- DO THIS -
Every line from the one with "Rebuild this chart" to the one with "const fmtY = (v: number)", including those two, is to be copied exactly; all other lines of the entries below are left out.

- DATA SUPPLIED -
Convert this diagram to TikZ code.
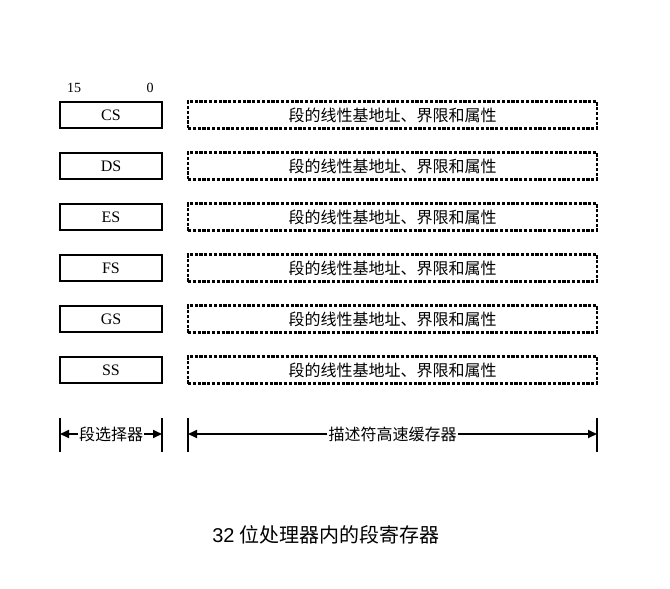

---

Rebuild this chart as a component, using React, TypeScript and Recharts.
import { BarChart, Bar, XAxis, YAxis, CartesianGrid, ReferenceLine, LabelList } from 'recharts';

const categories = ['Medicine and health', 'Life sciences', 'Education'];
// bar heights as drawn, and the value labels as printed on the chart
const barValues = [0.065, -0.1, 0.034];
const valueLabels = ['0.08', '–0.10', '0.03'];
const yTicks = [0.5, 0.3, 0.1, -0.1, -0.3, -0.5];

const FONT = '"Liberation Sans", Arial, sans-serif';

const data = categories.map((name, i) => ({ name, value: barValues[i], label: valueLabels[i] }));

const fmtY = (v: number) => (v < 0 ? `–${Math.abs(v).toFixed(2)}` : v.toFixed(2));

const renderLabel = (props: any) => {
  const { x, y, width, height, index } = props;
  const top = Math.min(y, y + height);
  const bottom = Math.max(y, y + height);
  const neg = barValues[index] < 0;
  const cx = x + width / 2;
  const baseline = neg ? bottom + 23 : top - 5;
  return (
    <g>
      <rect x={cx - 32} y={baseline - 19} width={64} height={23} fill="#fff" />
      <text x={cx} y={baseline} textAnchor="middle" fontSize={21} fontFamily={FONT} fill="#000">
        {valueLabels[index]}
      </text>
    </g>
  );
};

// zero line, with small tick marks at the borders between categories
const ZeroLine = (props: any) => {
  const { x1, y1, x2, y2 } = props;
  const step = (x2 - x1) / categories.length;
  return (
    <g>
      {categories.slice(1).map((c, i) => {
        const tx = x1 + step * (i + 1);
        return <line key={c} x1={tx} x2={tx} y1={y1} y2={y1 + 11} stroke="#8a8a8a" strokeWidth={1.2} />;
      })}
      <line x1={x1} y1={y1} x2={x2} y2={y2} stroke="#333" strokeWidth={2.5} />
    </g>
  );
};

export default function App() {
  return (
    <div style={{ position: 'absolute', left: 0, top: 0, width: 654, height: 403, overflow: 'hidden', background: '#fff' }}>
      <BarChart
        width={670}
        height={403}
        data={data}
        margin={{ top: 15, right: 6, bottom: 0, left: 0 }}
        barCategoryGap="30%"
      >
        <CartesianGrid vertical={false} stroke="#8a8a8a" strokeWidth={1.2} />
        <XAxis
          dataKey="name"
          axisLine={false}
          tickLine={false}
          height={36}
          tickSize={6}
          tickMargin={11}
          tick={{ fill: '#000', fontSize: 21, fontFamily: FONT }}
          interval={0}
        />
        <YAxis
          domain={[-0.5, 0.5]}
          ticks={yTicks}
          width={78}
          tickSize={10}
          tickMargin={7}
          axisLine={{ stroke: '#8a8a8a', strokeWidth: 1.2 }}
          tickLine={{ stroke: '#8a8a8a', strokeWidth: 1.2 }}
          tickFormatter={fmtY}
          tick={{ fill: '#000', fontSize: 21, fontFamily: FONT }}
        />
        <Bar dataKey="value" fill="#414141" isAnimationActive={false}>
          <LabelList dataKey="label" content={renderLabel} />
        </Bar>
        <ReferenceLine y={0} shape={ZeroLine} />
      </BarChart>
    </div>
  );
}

- ANSWER TO THE EXERCISE -
Rebuild this chart as a component, using React, TypeScript and Recharts.
import { BarChart, Bar, XAxis, YAxis, CartesianGrid, ReferenceLine, LabelList } from 'recharts';

const categories = ['Medicine and health', 'Life sciences', 'Education'];
// bar heights as drawn, and the value labels as printed on the chart
const barValues = [0.065, -0.1, 0.034];
const valueLabels = ['0.08', '–0.10', '0.03'];
const yTicks = [0.5, 0.3, 0.1, -0.1, -0.3, -0.5];

const FONT = '"Liberation Sans", Arial, sans-serif';

const data = categories.map((name, i) => ({ name, value: barValues[i], label: valueLabels[i] }));

const fmtY = (v: number) => (v < 0 ? `–${Math.abs(v).toFixed(2)}` : v.toFixed(2));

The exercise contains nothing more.